Sorry, it was just me mucking about. Although pretty much retired these days I am/was in IT.

Anyway, while I'm here a few words on that......

I used to visit our offices all over Europe and in most of them English was spoken much of the time between the people who worked in those offices permanently. Many of the offices had a mix of people from different places, so even in Frankfurt, as an example, you'd hear lots of English across desks all day long.

But Madrid and Malaga were different. English was spoken only when it had to be and often reluctantly. Also, I'd say the % of non-English speaking staff was higher in the offices in Spain than it was elsewhere.

In fact, the above was one of the major reasons that I decided to try to learn some Spanish back then.
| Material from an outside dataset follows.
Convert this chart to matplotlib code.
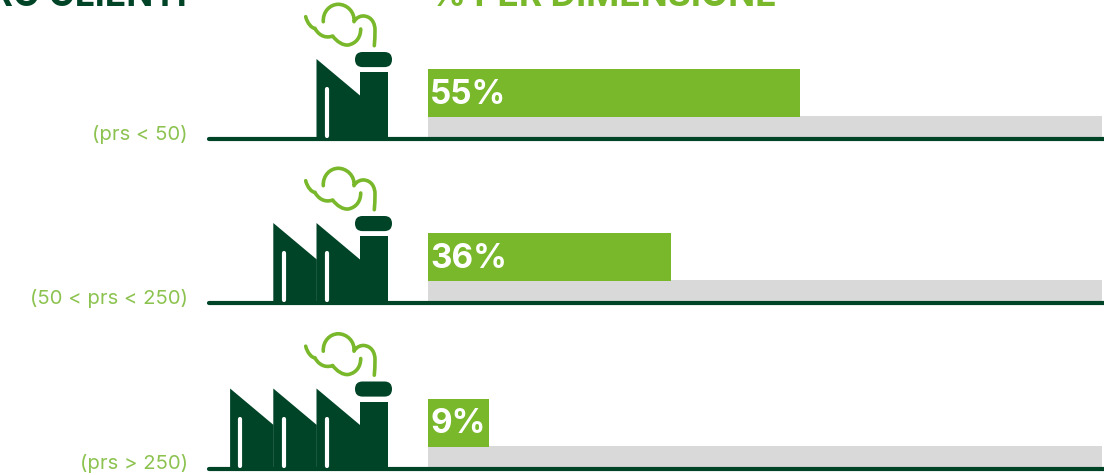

Whereas I got on OK in all the other European offices and what was around them (hotels, restaurants, travel, etc.) Spain was always a bit of a struggle. E.g. a large restaurant next to a 4 star hotel in a capital city, Madrid, and not a word of English spoken.

Anyway, my point is that even in IT it can be uncomfortable to work in Spain without knowing the language. I'm not going against the advice given though, if anybody's looking at a career change and thinks they could take on IT, it's a good choice as a job which gives plenty of opportunities for working and living elsewhere. 

I can't help thinking, though, that with very few exceptions, getting a decent professional level job in Spain requires the ability to speak the language fluently.


----------



## Williams2 (Sep 15, 2013)

Horlics said:


> Sorry, it was just me mucking about. Although pretty much retired these days I am/was in IT.
> 
> Anyway, while I'm here a few words on that......
> 
> ...


Horlics - although yes it's useful to know the local language - like you found in those other offices.
What the Managers are really looking for is experience & expertise in your chosen field of IT; whether
that be in computer languages like C++ or the old Fortran & Cobol or in networking Cisco, TCP/IP
and if you have the Cisco certifications or other vender based certifications; then more power
to your elbow.
Go for the International companies in Spain and steer clear of the local ( for example utility based
companies ) - anyway as they used to say on University Challenge, here's your starter for 10.

Look up United Nations Logistics Base in Valencia, Spain. You can find their website easy on the
Internet and what's more, it's in English & even better application forms must be submitted in English. Wow !!
So a classic international organisation where the working language is English - of course knowledge
of other languages is useful but not essential. There are scores of other International organisations
based in Spain, that provide services for clients in other countries, so think of Outsourcing and
off-shoring companies as other classic examples but there are more like AT&T Global Networks,
who manage internet traffic routed through NOC's in Spain & onto other hubs around the world.
You will find that the clients your manager wants you to work with are based in the UK, the USA, Germany,
Switzerland and therefore any Spanish skills are of little or no consequence to him, in fact his or
her biggest problem is nagging their staff to master their English language skills.


----------



## Williams2 (Sep 15, 2013)

Horlics said:


> Sorry, it was just me mucking about. Although pretty much retired these days I am/was in IT.
> 
> Anyway, while I'm here a few words on that......
> 
> ...



At the end of the day - if your retired / retiring anyway, this all deja vu for you now.


----------



## Overandout (Nov 10, 2012)

Interesting isn't it, that the big problem hold many Spanish workers back at international level is their lack of English, but the biggest obstacle for a foreigner wanting to work in Spain is not speaking fluent Spanish... Oh the irony.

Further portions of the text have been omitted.